Na Idade Média e no "Ancien Régime", que os farfalhantes propugnadores do moderno sistema representativo tanto caluniam como eras de tirania, de despotismo etc., etc., ao povo nunca foi recusado o direito de manifestar seu desagrado em relação aos reis. Embora essa manifestação não fosse permitida sob a forma de vaias ou apupos desrespeitosos à majestade real, era permitido ao povo (e como proibi-lo?) não aplaudir o rei, quando se apresentava em público. De onde o aforisma célebre: "O silêncio dos povos é a lição dos reis".

Em outros termos, o descontente tinha sempre a liberdade de ficar em casa, quando o rei ia ser homenageado pelo povo. Ou de calar-se durante a homenagem.

Os propugnadores do voto obrigatório querem cercar os candidatos a deputado e senador das modernas democracias com privilégios que nem aos antigos reis cabiam. Quando esses candidatos apresentam seus nomes ao eleitor, este não tem o direito, nem de ficar em casa, nem de se calar. Cumpre votar em algum deles, e em ninguém mais. É isto representatividade? – Mais uma vez pergunto...

Poderia alguém objetar que essa recusa de optar, o eleitor poderia exercê-la, ainda quando obrigado a comparecer às urnas, se depositasse, no segredo indevassável da cabine eleitoral, um voto em branco.

Em tese, sim.... no mundo da lua.

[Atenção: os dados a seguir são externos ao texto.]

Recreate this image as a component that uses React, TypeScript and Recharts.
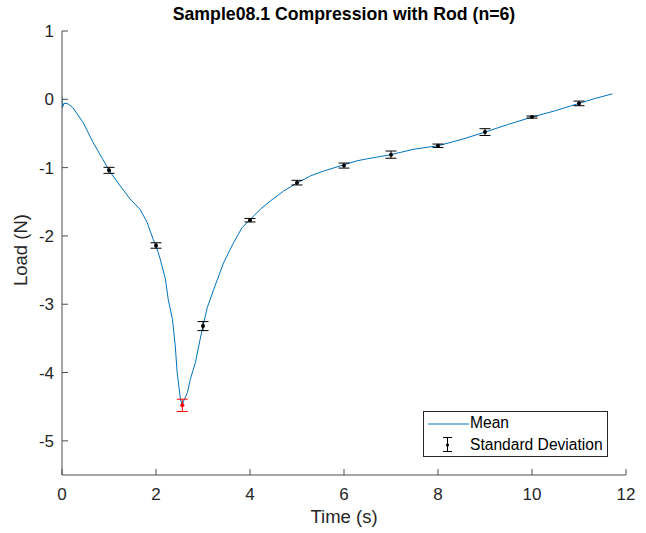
import { ComposedChart, Line, Scatter, ErrorBar, XAxis, YAxis } from 'recharts';

// mean load curve (time in s, load in N)
const meanT = [0, 0.01, 0.04, 0.11, 0.23, 0.45, 0.66, 0.87, 1.0, 1.24, 1.45, 1.66, 1.81, 1.94, 2.0, 2.09, 2.2, 2.26, 2.35, 2.41, 2.45, 2.52, 2.56, 2.58, 2.67, 2.73, 2.84, 2.94, 3.0, 3.09, 3.23, 3.44, 3.65, 3.83, 3.99, 4.22, 4.43, 4.72, 4.99, 5.29, 5.57, 5.99, 6.28, 6.5, 7.0, 7.49, 8.0, 8.49, 9.0, 9.48, 10.0, 10.48, 11.0, 11.33, 11.71];
const meanLoad = [0.04, -0.12, -0.06, -0.06, -0.12, -0.34, -0.63, -0.88, -1.04, -1.27, -1.46, -1.61, -1.8, -2.05, -2.14, -2.34, -2.63, -2.93, -3.22, -3.61, -4.0, -4.39, -4.49, -4.43, -4.29, -4.1, -3.85, -3.51, -3.32, -3.05, -2.78, -2.39, -2.1, -1.88, -1.77, -1.61, -1.49, -1.34, -1.23, -1.12, -1.05, -0.96, -0.9, -0.87, -0.81, -0.73, -0.68, -0.59, -0.48, -0.37, -0.26, -0.17, -0.06, 0.01, 0.08];

// standard deviation markers
const sdT = [1, 2, 3, 4, 5, 6, 7, 8, 9, 10, 11];
const sdMean = [-1.04, -2.14, -3.32, -1.77, -1.22, -0.97, -0.81, -0.68, -0.48, -0.26, -0.06];
const sdDev = [0.044, 0.04, 0.066, 0.026, 0.034, 0.037, 0.053, 0.025, 0.05, 0.015, 0.034];

// peak marker (red)
const peakT = [2.56];
const peakMean = [-4.48];
const peakDev = [0.09];

const xTicks = [0, 2, 4, 6, 8, 10, 12];
const yTicks = [-5, -4, -3, -2, -1, 0, 1];

const meanData = meanT.map((t, i) => ({ x: t, y: meanLoad[i] }));
const sdData = sdT.map((t, i) => ({ x: t, y: sdMean[i], err: sdDev[i] }));
const peakData = peakT.map((t, i) => ({ x: t, y: peakMean[i], err: peakDev[i] }));

const FONT = '"Liberation Sans", Arial, Helvetica, sans-serif';
const AXIS = '#4d4d4d';
const TEXT = '#262626';

const YTick = (props: any) => {
  const { x, y, payload } = props;
  return (
    <g>
      <line x1={x} y1={y} x2={x + 6} y2={y} stroke={AXIS} />
      <text x={x - 8} y={y + 6} textAnchor="end" fontSize={17} fill={TEXT} fontFamily={FONT}>
        {payload.value}
      </text>
    </g>
  );
};

const XTick = (props: any) => {
  const { x, y, payload } = props;
  return (
    <g>
      <line x1={x} y1={y} x2={x} y2={y - 6} stroke={AXIS} />
      <text x={x} y={y + 25} textAnchor="middle" fontSize={17} fill={TEXT} fontFamily={FONT}>
        {payload.value}
      </text>
    </g>
  );
};

const Dot = (props: any) => <circle cx={props.cx} cy={props.cy} r={2} fill={props.fill} />;

export default function App() {
  return (
    <div style={{ position: 'absolute', left: 0, top: 0, width: 646, height: 533, background: '#fff', fontFamily: FONT }}>
      <ComposedChart width={646} height={533} margin={{ top: 31, right: 20, bottom: 0, left: 0 }}>
        <XAxis
          type="number"
          dataKey="x"
          domain={[0, 12]}
          ticks={xTicks}
          height={58}
          tickSize={0}
          tickMargin={0}
          tickLine={false}
          stroke={AXIS}
          tick={<XTick />}
          allowDataOverflow
        />
        <YAxis
          type="number"
          dataKey="y"
          domain={[-5.5, 1]}
          ticks={yTicks}
          width={62}
          tickSize={0}
          tickMargin={0}
          tickLine={false}
          stroke={AXIS}
          tick={<YTick />}
          allowDataOverflow
        />
        <Line
          data={meanData}
          dataKey="y"
          type="linear"
          stroke="#0072BD"
          strokeWidth={1}
          dot={false}
          isAnimationActive={false}
        />
        <Scatter data={sdData} dataKey="y" fill="#000" shape={<Dot />} isAnimationActive={false}>
          <ErrorBar dataKey="err" direction="y" width={5.5} stroke="#000" strokeWidth={1} isAnimationActive={false} />
        </Scatter>
        <Scatter data={peakData} dataKey="y" fill="#ff0000" shape={<Dot />} isAnimationActive={false}>
          <ErrorBar dataKey="err" direction="y" width={5.5} stroke="#ff0000" strokeWidth={1} isAnimationActive={false} />
        </Scatter>
      </ComposedChart>

      <div style={{ position: 'absolute', left: 0, width: 688, top: 4, textAlign: 'center', fontSize: 17.7, fontWeight: 'bold', color: '#000', whiteSpace: 'nowrap' }}>
        Sample08.1 Compression with Rod (n=6)
      </div>
      <div style={{ position: 'absolute', left: 0, width: 688, top: 506, textAlign: 'center', fontSize: 18.5, color: TEXT }}>
        Time (s)
      </div>
      <div
        style={{
          position: 'absolute',
          left: 21,
          top: 250,
          transform: 'translate(-50%, -50%) rotate(-90deg)',
          fontSize: 18.5,
          color: TEXT,
          whiteSpace: 'nowrap',
        }}
      >
        Load (N)
      </div>

      {/* legend */}
      <div
        style={{
          position: 'absolute',
          left: 423,
          top: 411,
          width: 185,
          height: 46,
          border: '1px solid #262626',
          boxSizing: 'border-box',
          background: '#fff',
          fontSize: 15.6,
          color: '#000',
        }}
      >
        <svg width={44} height={44} style={{ position: 'absolute', left: 3, top: 0 }}>
          <line x1={1} y1={12} x2={42} y2={12} stroke="#0072BD" strokeWidth={1} />
          <line x1={20.5} y1={25} x2={20.5} y2={40} stroke="#000" />
          <line x1={16} y1={25.5} x2={25} y2={25.5} stroke="#000" />
          <line x1={16} y1={39.5} x2={25} y2={39.5} stroke="#000" />
          <circle cx={20.5} cy={33} r={1.6} fill="#000" />
        </svg>
        <div style={{ position: 'absolute', left: 46, top: 2 }}>Mean</div>
        <div style={{ position: 'absolute', left: 46, top: 24, whiteSpace: 'nowrap' }}>Standard Deviation</div>
      </div>
    </div>
  );
}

Pois, já que o eleitor tomou o trabalho de ir à sua seção eleitoral, se lhe afigura como lógico que ele tire dessa amolação pelos menos algum proveito. E tal proveito consistirá normalmente, para ele, em votar na cédula partidária que lhe parece menos má. O voto em branco se caracteriza aí com um não sei que de platônico, de gélido e inumano. É o que o torna raro.

Só o que garante ao eleitor a expressividade de seu descontentamento é a convicção de que, abstendo-se de votar, ele dá um voto a favor da nulidade do pleito. O que convida os partidos a elaborarem novas chapas mais a gosto do público.